As racial tensions escalate across the country, the government is pursuing plans to give farms owned by white farmers to the black community without compensation.
The plan is being supported by the controversial Economic Freedom Fighters party which has long called for the change.
It comes as black South Africans hit back at the claims of violence, saying they are the victims, the ABC reported.
The father of Matlhomola Mosweu, a 16-year-old youth killed in Coligny in the country’s north west, maintained it was black people who remain the biggest victims of the violence.
Sakkie Dingake’s son was accused of stealing a sunflower from a white-owned farm and was later found dead. Two white farmers have been charged with his death but maintain their innocence.
“Based on my experience, it’s not blacks who are victimising them. It is them who are victimising blacks,” Mr Dingake told the ABC.
EFF national spokesman Mbuyiseni Ndlozi denied there was a campaign of genocide directed against white farmers.
“It’s an exaggeration,” he said.
“It’s not even an exaggeration, it’s a falsehood. There is no white genocide. There is no political movement to kill white people. There are no political intentions to the killing of whites.”
The issue of violence against South Africa came under the spotlight after Home Affairs Minister Peter Dutton suggested persecuted white farmers should be resettled in Australia.
Just last week Mr Dutton said he was considering “several” applications from South African farmers for refugee or humanitarian status in Australia.
The offer has angered South Africa’s government, insisting no such persecution is taking place.
The leader of South Africa’s third-largest political party, the radical Marxist Economic Freedom Fighters, Julius Malema, last month described Australia as a “racist country” and said white farmers should leave.
According to Afriforum, a rights group representing primarily the white Afrikaner minority, 74 farm murders took place in 2016/2017. It says there have been at least 113 attacks and 17 murders as of March this year.

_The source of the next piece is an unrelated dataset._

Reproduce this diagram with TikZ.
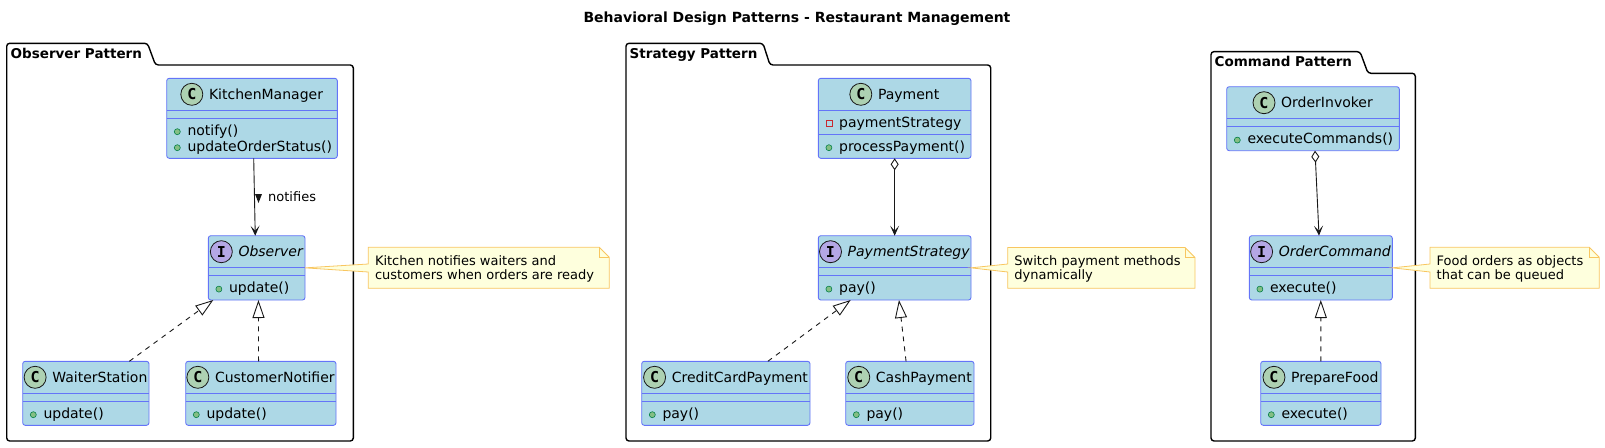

South African President Cyril Ramaphosa told parliament last month that his country wasn’t heading down the road towards the type of violent and chaotic seizure of white-owned farms that triggered economic collapse in Zimbabwe nearly 20 years ago.
South Africa’s foreign ministry also maintains its people were not under any such danger.
LIVING IN FEAR
South Africans living in the troubled nation have revealed the lengths they go to stay safe as violence escalates.
Chris Esterhuizen told the ABC farmers started their own neighbourhood watch after having little faith in police.
The group, who go on patrol in Bela Bela, Limpopo province, are armed and wear bulletproof vests as they go about their patrols.
Another farmer Berdus Henrico revealed how he was pistol whipped and shot in the shoulder two times before the gun failed with his robbers still at large.
Others have told news.com.au they are too scared to leave their homes.
In an interview last month, one retiree said she was housebound and too scared to go out even during the day.
The woman, who did not want to be named, said her family are living in constant fear of being attacked or the victim of violence.